Pieper: Ja, dass nichts passiert ist. Natürlich gibt es Gesetze, die die durchsetzen müssen. Aber das hier ist ein schwieriges Thema, das vielleicht auch etwas anders liegt als bei den Fällen, mit denen die sonst zu tun haben. Da hätte ich mir, sagen wir mal, mehr Sensibilität gewünscht.

Ausblick: Was bedeutet es, wenn Sie auch im Frühjahr nicht in den Weinberg können?
Pieper: Wenn wir im Frühjahr nicht in den Weinberg können, dann werden die jetzt schon langen Triebe weiter wuchern, dann wächst das Ganze zu einer Masse zusammen. Das wird dann ein riesiger Infektionsherd. Und die Reben gehen dann zügig kaputt.

Mit welcher Konsequenz?
Pieper: Wir müssten alle Stöcke rausreißen - womit es keinen Erosionsschutz mehr gäbe: ein Unwetter, und der Hang rutscht auf die B 42. Natürlich kann man neue Reben pflanzen. Aber es dauert Ewigkeiten, bis die neuen so viel tragen. Und es ist nicht nur eine Frage der Quantität: Die jetzigen Rebstöcke sind 30 bis 35 Jahre alt, sie haben tief gewurzelt und ziehen alles an Mineralien aus dem Boden. Da geht Qualität verloren.

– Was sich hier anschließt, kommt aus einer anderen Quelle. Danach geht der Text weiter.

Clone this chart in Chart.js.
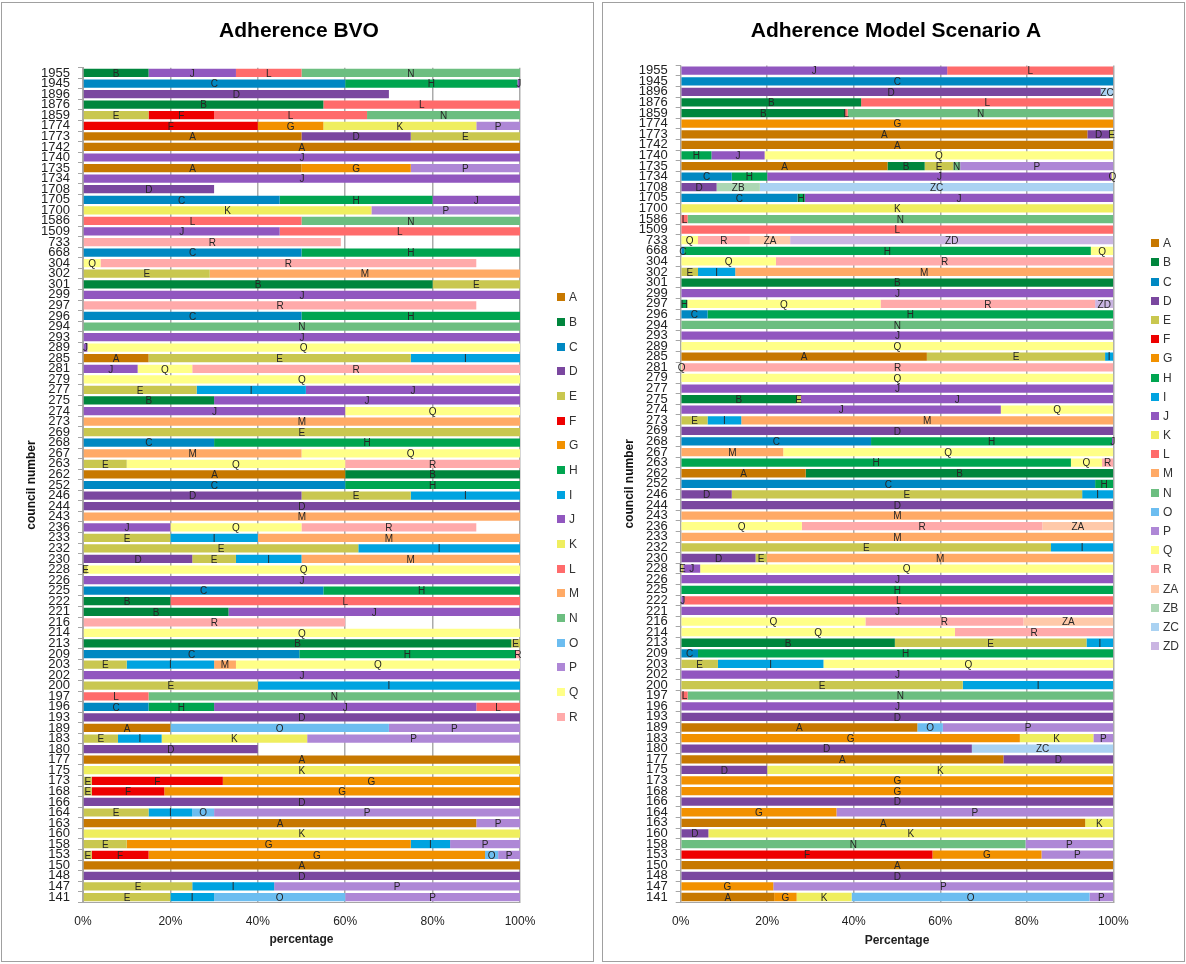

Was erhoffen Sie sich von dem Termin am Dienstag, wo die Sachverständigen beider Seiten miteinander reden wollen?
Pieper: Nägel mit Köpfen. Für eine kurzfristige Lösung.

Und dann?
Pieper: Wir versuchen, dass Thema derzeit auch beim Land zu platzieren. Denn klar ist: Die kurzfristige Lösung muss nahtlos in eine langfristige, dauerhafte übergehen. Ich hoffe, dass die tolle Unterstützung durch die Bevölkerung da etwas bewirkt. Und ich bin froh, dass uns die Stadt Königswinter direkt finanzielle Unterstützung zugesagt hat.

Zur Person

Felix Pieper ist 30 Jahre alt. Nach dem Abitur nahm sich der gebürtige Königswinterer und Winzersohn zunächst eine Auszeit, "um festzustellen, was mir so gefallen könnte". Allerdings habe er dann relativ schnell festgestellt, dass er sich im elterlichen Betrieb engagieren wollte. Nach einem Praktikum bei Ahr-Winzer Adeneuer begann er sein Studium an der renommierten Weinfachschule Geisenheim.

Nach dem Studium arbeitete der Diplom-Weinbauingenieur unter anderem zwei Herbste in Neuseeland, um einmal eine "andere Dimension" von Weinanbau zu erleben. "Aber dort", sagt Felix Pieper und muss sogar schmunzeln, "gab es keine Felsen".